Wenn wir nicht in unserer Mitte ruhen, können wir als Lehrende den Weg in die eigenen Mitte weder authentisch verkörpern noch vermitteln.

Das Hara und die Hochsensiblen
In seiner Mitte zu sein bedeutet daher in seiner Kraft zu sein. Das Leben kraftvoll und authentisch auszudrücken, die Lebenskraft lebendig zum Ausdruck zu bringen. Grundsätzlich ist das Bewusstsein für die eigene Mitte für jeden Menschen wichtig, aber für hochsensible Menschen ist das Leben aus der Mitte meiner Erfahrung nach eine besondere Herausforderung.

Die Hochsensibilität ist ein eigenes Thema, welches ich hier im Rahmen dieses Artikels, leider nicht behandeln kann. Aber einige Worte möchte ich dennoch darüber an dich weitergeben. Die (Hoch)Sensibilität ist eine Gabe und zugleich eine Aufgabe, in einer Welt die immer „gröber“, Reiz überfluteter und schnelllebiger wird. Ohne eine echte Integration bzw. Verkörperung dieser Gabe, stehen wir als sensitive Menschen großen Herausforderungen in unserem gewöhnlichen Alltag gegenüber.

Aus meiner persönlichen Erfahrung wie auch aus der Begleitung von unzähligen (hochsensiblen) Menschen über die vergangenen fünfzehn Jahre kann ich es wie folgt komprimieren und das ist auch der nächste Schlüssel zur Kultivierung des Hara:

Erdung, Zentrierung und eine gesunde Abgrenzungsfähigkeit sind für alle Menschen wichtig, aber in einem besonderen Maße für (hoch)sensible Menschen bedeutsam. Das eigene Hara zu kultivieren bedeutet die eigene Erdmitte und eine gute Verwurzelung / Erdung zu pflegen.


Die Stärkung unserer Mitte bedeutet, dass wir aus unser selber Kraft schöpfen lernen und das Qi empfangen, sammeln und konzentrieren können.
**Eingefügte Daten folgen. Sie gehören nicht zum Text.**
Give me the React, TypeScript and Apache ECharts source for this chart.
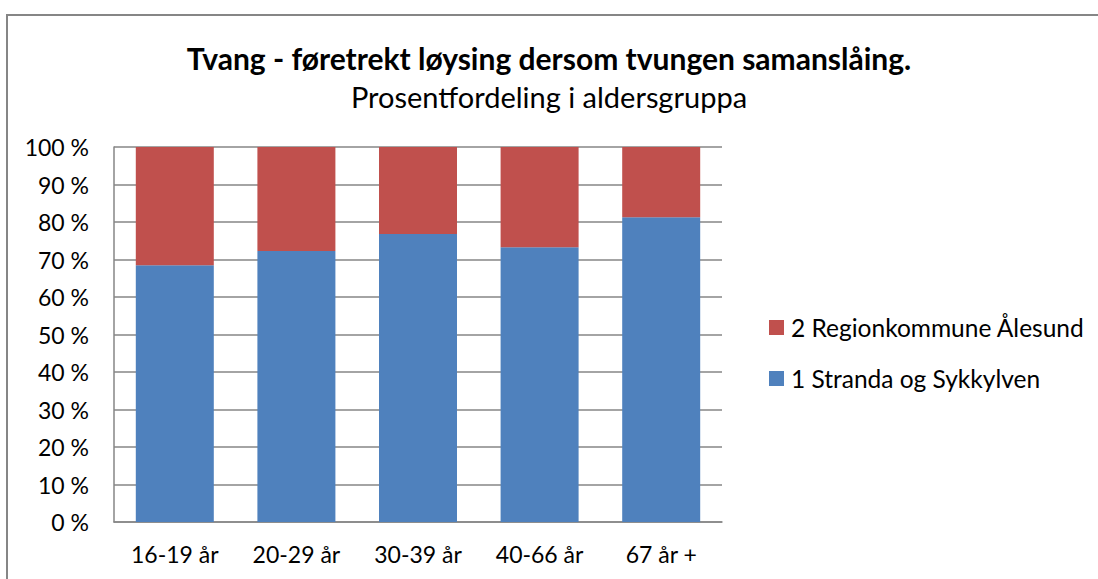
import React, { useEffect, useRef } from "react";
import * as echarts from "echarts";

const titleText = "Tvang - føretrekt løysing dersom tvungen samanslåing.";
const subtitleText = "Prosentfordeling i aldersgruppa";
const categories = ["16-19 år", "20-29 år", "30-39 år", "40-66 år", "67 år +"];
const seriesNames = ["1 Stranda og Sykkylven", "2 Regionkommune Ålesund"];
const strandaValues = [68.5, 72.3, 76.8, 73.3, 81.3];
const regionValues = [31.5, 27.7, 23.2, 26.7, 18.7];

const FONT = "Lato, 'Open Sans', sans-serif";

export default function App() {
  const ref = useRef<HTMLDivElement>(null);
  useEffect(() => {
    if (!ref.current) return;
    const chart = echarts.init(ref.current, undefined, { renderer: "svg" });
    chart.setOption({
      animation: false,
      backgroundColor: "#ffffff",
      textStyle: { fontFamily: FONT },
      graphic: [
        {
          type: "rect",
          shape: { x: 7, y: 15, width: 1200, height: 700 },
          style: { fill: "none", stroke: "#868686", lineWidth: 2 },
          silent: true,
          z: -1,
        },
      ],
      title: [
        {
          text: titleText,
          left: "center",
          top: 38,
          textStyle: { fontFamily: FONT, fontSize: 30, fontWeight: "bold", color: "#000" },
        },
        {
          text: subtitleText,
          left: "center",
          top: 77,
          textStyle: { fontFamily: FONT, fontSize: 29, fontWeight: "normal", color: "#000" },
        },
      ],
      legend: {
        orient: "vertical",
        left: 764,
        top: 310,
        itemWidth: 15,
        itemHeight: 15,
        itemGap: 26,
        icon: "rect",
        data: [seriesNames[1], seriesNames[0]],
        textStyle: { fontFamily: FONT, fontSize: 24.5, color: "#000", padding: [0, 0, 0, 2] },
      },
      grid: { left: 114, right: 376, top: 147, bottom: 57, containLabel: false },
      xAxis: {
        type: "category",
        data: categories,
        axisLine: { lineStyle: { color: "#868686", width: 1.5 } },
        axisTick: { show: false },
        axisLabel: { color: "#000", fontSize: 23, margin: 20, fontFamily: FONT },
      },
      yAxis: {
        type: "value",
        min: 0,
        max: 100,
        interval: 10,
        axisLine: { show: true, lineStyle: { color: "#868686", width: 1.5 } },
        axisTick: { show: false },
        splitLine: { lineStyle: { color: "#868686", width: 1.5 } },
        axisLabel: { color: "#000", fontSize: 23, margin: 25, formatter: "{value} %", fontFamily: FONT },
      },
      series: [
        {
          name: seriesNames[0],
          type: "bar",
          stack: "total",
          data: strandaValues,
          barWidth: 78,
          itemStyle: { color: "#4F81BD" },
        },
        {
          name: seriesNames[1],
          type: "bar",
          stack: "total",
          data: regionValues,
          barWidth: 78,
          itemStyle: { color: "#C0504D" },
        },
      ],
    });
    return () => chart.dispose();
  }, []);
  return (
    <div
      ref={ref}
      style={{ position: "fixed", left: 0, top: 0, width: 1098, height: 579 }}
    />
  );
}
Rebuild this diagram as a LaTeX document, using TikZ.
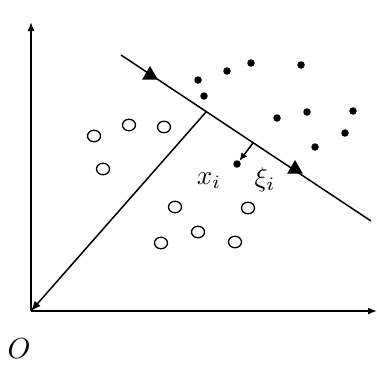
\documentclass[tikz,border=0pt]{standalone}
\usetikzlibrary{arrows.meta,shapes.geometric}
\begin{document}
\begin{tikzpicture}[x=1pt,y=-1pt,
  ln/.style={line width=1.5pt,black},
  opendot/.style={draw,ellipse,line width=1.3pt,minimum width=13pt,minimum height=11.5pt,inner sep=0pt},
  fulldot/.style={fill,circle,minimum size=7.5pt,inner sep=0pt},
  tri/.style={fill,regular polygon,regular polygon sides=3,minimum size=18pt,inner sep=0pt},
  lab/.style={scale=2.7,inner sep=0pt}]
\useasboundingbox (0,0) rectangle (377,364);
\coordinate (O) at (31,311);
\coordinate (ytop) at (31,22);
\coordinate (xend) at (377,311);
\coordinate (L1) at (121,55);
\coordinate (L2) at (371,221);
\coordinate (F) at (206,112);
\coordinate (S) at (253,143);
\draw[ln,-{Latex[length=9pt,width=7pt]}] (O) -- (ytop);
\draw[ln,-{Latex[length=9pt,width=7pt]}] (O) -- (xend);
\draw[ln] (L1) -- (L2);
\draw[ln,-{Latex[length=10pt,width=8pt]}] (F) -- (O);
\node[tri] (t1) at (150,75) {};
\node[tri] (t2) at (295,169) {};
\node[fulldot] (xi) at (237,164) {};
\draw[ln,-{Latex[length=8pt,width=7pt]}] (S) -- (xi);
\node[lab] (xl) at (209,181) {$x_i$};
\node[lab] (zl) at (265,180) {$\xi_i$};
\node[scale=2.9,inner sep=0pt] (ol) at (19,349) {$O$};
\foreach \p [count=\i] in {(198,80),(227,71),(251,63),(301,65),(204,96),(277,118),(307,112),(353,111),(345,133),(315,147)}
  \node[fulldot] (d\i) at \p {};
\foreach \p [count=\i] in {(94,136),(129,125),(164,127),(103,169),(175,207),(248,208),(198,232),(235,242),(161,243)}
  \node[opendot] (c\i) at \p {};
\end{tikzpicture}
\end{document}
Das untere Dantian ist nicht umsonst in Künsten wie Qi Gong, Taijiquan ein wichtiger Sammlungsort für unsere Energien. Je bewusster wir unserer Erdmitte werden, umso kraftvoller leben wir aus ihr heraus. Mit einem starken Hara können den Stürmen des Lebens besser „Stand halten“ und gefestigter durch Krisen gehen.
Ohne ein stabiles Hara kann uns alles, was uns im Leben begegnet, immer wieder "aus unserer Mitte werfen" und von ihr ablenken. Es ist wie bei einem Rad: der unzentrierte Mensch verweilt immer in den vielen verschiedenen Speichen des Rades und an der Peripherie, der Zentrierte bleibt im Mittelpunkt, in der Nabe.